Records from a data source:
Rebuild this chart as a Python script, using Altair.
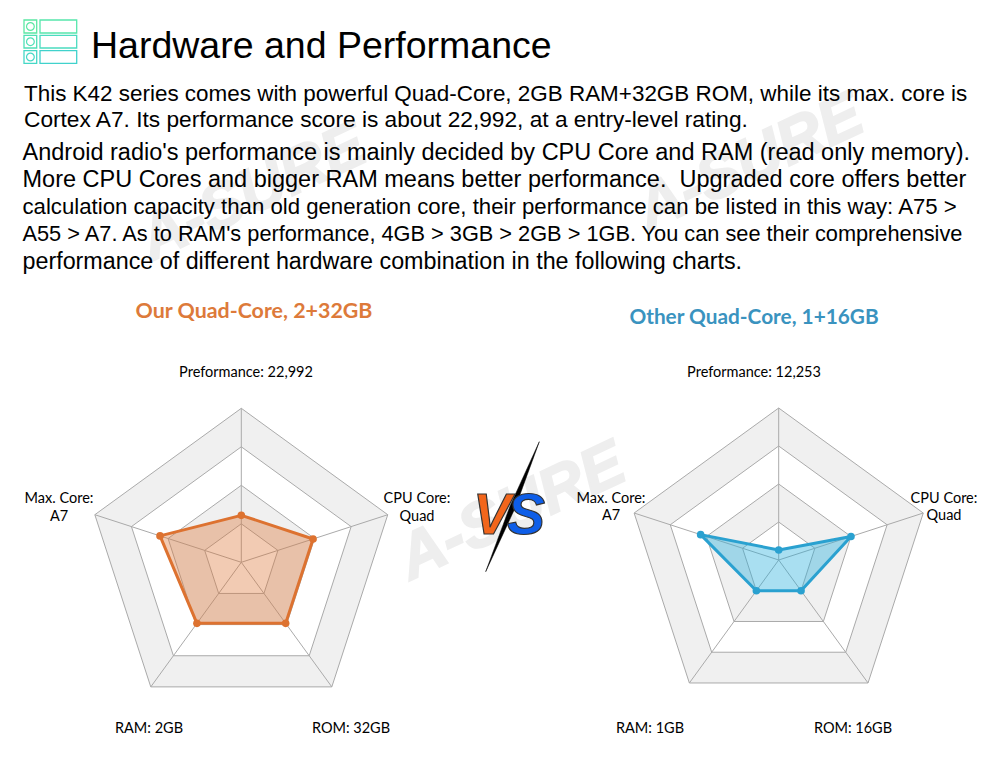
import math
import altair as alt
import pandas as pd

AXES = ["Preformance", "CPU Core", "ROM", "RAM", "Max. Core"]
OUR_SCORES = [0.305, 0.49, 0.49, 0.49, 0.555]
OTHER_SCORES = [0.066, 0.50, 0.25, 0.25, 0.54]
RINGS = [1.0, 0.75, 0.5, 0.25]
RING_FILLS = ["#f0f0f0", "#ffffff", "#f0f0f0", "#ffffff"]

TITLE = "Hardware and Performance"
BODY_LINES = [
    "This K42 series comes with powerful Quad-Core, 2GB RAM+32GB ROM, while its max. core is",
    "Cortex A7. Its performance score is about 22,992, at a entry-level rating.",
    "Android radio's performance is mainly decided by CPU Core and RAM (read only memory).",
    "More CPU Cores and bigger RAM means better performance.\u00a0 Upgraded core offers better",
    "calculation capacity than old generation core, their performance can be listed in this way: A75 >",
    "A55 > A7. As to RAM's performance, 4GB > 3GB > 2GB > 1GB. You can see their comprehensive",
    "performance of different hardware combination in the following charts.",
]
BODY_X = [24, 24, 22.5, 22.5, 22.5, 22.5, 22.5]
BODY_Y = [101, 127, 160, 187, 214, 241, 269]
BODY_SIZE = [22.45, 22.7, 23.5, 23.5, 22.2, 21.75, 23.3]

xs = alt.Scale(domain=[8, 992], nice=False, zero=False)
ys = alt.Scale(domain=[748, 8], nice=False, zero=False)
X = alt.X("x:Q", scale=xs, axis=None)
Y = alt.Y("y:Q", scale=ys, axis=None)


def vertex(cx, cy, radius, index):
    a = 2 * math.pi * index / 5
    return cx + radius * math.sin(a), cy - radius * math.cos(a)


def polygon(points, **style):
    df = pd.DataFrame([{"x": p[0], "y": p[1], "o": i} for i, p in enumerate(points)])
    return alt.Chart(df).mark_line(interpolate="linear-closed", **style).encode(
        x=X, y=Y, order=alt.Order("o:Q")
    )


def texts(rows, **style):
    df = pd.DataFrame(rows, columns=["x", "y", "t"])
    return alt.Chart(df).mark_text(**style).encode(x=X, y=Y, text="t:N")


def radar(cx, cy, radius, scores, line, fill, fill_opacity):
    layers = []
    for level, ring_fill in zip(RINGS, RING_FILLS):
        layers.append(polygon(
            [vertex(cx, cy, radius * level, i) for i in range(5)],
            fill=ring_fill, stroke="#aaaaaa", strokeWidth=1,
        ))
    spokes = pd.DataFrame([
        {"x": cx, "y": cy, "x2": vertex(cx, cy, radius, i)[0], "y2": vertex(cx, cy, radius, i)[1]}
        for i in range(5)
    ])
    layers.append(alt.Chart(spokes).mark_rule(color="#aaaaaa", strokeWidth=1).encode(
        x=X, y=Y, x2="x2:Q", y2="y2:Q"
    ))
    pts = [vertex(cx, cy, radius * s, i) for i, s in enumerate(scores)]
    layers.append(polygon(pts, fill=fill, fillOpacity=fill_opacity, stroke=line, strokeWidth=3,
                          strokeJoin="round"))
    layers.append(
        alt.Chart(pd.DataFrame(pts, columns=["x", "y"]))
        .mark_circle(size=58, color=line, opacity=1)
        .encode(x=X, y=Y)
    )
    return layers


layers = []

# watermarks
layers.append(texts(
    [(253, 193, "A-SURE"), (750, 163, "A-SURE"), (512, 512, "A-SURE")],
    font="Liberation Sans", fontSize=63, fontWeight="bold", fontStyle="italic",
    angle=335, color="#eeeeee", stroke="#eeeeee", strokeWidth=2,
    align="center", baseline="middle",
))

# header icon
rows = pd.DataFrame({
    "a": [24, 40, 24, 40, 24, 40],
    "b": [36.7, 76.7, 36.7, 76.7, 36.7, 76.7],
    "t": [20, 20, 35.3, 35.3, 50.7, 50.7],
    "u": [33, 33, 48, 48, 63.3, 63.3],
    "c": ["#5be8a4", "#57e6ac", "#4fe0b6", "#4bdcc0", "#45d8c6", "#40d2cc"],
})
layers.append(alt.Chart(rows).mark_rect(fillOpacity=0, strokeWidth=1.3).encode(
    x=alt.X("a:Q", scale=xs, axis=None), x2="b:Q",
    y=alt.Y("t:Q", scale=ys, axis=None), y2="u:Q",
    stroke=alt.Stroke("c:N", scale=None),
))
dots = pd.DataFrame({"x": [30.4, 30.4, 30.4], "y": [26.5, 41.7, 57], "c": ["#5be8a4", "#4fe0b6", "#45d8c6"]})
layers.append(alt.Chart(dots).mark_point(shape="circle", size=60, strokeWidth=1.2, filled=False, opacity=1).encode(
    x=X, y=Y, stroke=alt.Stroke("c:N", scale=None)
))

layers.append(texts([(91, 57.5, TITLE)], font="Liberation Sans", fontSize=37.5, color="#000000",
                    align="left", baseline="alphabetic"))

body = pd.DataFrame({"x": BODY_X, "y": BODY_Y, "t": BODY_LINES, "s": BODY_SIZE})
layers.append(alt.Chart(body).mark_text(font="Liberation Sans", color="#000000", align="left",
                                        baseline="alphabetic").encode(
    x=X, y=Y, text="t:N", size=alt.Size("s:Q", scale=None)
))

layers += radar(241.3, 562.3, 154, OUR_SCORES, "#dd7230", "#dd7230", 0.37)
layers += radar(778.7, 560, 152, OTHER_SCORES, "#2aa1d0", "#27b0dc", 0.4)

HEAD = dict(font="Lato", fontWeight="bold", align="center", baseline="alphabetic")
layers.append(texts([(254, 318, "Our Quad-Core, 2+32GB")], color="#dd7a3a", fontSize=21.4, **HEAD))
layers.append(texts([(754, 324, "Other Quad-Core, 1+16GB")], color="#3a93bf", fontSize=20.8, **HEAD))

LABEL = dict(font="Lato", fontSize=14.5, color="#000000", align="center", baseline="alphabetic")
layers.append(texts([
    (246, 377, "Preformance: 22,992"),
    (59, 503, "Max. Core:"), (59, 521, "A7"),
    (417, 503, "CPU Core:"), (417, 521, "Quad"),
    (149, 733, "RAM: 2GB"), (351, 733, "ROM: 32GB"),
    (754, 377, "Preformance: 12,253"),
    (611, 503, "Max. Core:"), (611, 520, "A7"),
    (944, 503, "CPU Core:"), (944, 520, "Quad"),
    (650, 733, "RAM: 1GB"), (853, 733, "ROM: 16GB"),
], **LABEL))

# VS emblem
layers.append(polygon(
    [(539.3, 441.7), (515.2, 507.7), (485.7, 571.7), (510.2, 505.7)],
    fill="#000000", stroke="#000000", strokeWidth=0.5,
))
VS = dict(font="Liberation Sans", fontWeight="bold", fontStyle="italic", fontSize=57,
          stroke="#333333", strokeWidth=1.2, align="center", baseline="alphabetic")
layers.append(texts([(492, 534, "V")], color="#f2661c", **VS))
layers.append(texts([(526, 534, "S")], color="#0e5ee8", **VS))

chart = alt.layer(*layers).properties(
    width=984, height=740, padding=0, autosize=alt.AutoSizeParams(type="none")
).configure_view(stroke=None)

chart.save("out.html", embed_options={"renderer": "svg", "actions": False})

---

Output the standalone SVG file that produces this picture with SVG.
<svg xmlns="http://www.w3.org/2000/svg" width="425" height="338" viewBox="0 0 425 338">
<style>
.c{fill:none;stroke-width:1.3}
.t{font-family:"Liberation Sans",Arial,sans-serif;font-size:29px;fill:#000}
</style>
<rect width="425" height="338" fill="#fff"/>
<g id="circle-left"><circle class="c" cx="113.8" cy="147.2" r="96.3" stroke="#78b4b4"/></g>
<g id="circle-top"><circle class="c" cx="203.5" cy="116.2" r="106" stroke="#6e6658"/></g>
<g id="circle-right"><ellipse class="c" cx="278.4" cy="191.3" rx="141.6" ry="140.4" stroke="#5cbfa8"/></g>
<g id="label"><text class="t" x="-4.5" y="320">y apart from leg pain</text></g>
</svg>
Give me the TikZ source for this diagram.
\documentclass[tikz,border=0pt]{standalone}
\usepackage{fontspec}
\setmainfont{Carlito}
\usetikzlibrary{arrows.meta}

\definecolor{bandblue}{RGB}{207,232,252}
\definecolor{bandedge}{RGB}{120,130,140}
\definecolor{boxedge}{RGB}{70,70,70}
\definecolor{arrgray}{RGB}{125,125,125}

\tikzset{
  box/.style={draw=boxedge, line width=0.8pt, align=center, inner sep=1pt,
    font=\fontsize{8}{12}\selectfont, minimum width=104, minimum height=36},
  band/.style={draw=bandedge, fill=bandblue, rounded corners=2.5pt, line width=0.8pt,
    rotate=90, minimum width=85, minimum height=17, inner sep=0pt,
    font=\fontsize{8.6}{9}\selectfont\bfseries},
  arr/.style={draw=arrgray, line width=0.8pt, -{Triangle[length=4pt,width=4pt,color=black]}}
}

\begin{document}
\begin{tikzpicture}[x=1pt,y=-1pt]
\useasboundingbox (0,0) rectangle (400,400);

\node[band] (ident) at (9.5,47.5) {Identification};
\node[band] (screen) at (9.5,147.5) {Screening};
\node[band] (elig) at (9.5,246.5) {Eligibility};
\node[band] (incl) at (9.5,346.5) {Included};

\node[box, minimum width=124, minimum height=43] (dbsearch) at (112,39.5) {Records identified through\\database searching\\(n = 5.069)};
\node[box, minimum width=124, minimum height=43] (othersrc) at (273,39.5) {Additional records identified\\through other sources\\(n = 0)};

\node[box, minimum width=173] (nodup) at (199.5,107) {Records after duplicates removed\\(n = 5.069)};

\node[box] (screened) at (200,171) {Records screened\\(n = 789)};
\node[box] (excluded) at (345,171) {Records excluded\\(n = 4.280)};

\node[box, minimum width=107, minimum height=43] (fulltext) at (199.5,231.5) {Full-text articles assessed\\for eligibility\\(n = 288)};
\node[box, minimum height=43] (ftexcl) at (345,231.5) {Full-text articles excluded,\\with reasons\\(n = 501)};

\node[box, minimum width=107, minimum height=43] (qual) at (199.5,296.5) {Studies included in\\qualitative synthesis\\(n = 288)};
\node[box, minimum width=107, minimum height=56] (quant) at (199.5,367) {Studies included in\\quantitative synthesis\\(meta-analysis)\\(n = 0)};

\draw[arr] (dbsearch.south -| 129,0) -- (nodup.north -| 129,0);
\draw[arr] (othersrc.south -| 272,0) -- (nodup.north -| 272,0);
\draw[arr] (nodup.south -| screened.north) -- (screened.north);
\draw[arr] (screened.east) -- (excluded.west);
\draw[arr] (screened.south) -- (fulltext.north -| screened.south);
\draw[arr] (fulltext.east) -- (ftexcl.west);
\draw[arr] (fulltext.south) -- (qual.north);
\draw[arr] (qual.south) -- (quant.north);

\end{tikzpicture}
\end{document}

**STATED EXERCISE**
Exactly reproduce the lines that run from the line bearing "Give me the TikZ source for this diagram." through the line bearing "minimum width=173] (nodup)", with both end lines included.

**THE ANSWER**
Give me the TikZ source for this diagram.
\documentclass[tikz,border=0pt]{standalone}
\usepackage{fontspec}
\setmainfont{Carlito}
\usetikzlibrary{arrows.meta}

\definecolor{bandblue}{RGB}{207,232,252}
\definecolor{bandedge}{RGB}{120,130,140}
\definecolor{boxedge}{RGB}{70,70,70}
\definecolor{arrgray}{RGB}{125,125,125}

\tikzset{
  box/.style={draw=boxedge, line width=0.8pt, align=center, inner sep=1pt,
    font=\fontsize{8}{12}\selectfont, minimum width=104, minimum height=36},
  band/.style={draw=bandedge, fill=bandblue, rounded corners=2.5pt, line width=0.8pt,
    rotate=90, minimum width=85, minimum height=17, inner sep=0pt,
    font=\fontsize{8.6}{9}\selectfont\bfseries},
  arr/.style={draw=arrgray, line width=0.8pt, -{Triangle[length=4pt,width=4pt,color=black]}}
}

\begin{document}
\begin{tikzpicture}[x=1pt,y=-1pt]
\useasboundingbox (0,0) rectangle (400,400);

\node[band] (ident) at (9.5,47.5) {Identification};
\node[band] (screen) at (9.5,147.5) {Screening};
\node[band] (elig) at (9.5,246.5) {Eligibility};
\node[band] (incl) at (9.5,346.5) {Included};

\node[box, minimum width=124, minimum height=43] (dbsearch) at (112,39.5) {Records identified through\\database searching\\(n = 5.069)};
\node[box, minimum width=124, minimum height=43] (othersrc) at (273,39.5) {Additional records identified\\through other sources\\(n = 0)};

\node[box, minimum width=173] (nodup) at (199.5,107) {Records after duplicates removed\\(n = 5.069)};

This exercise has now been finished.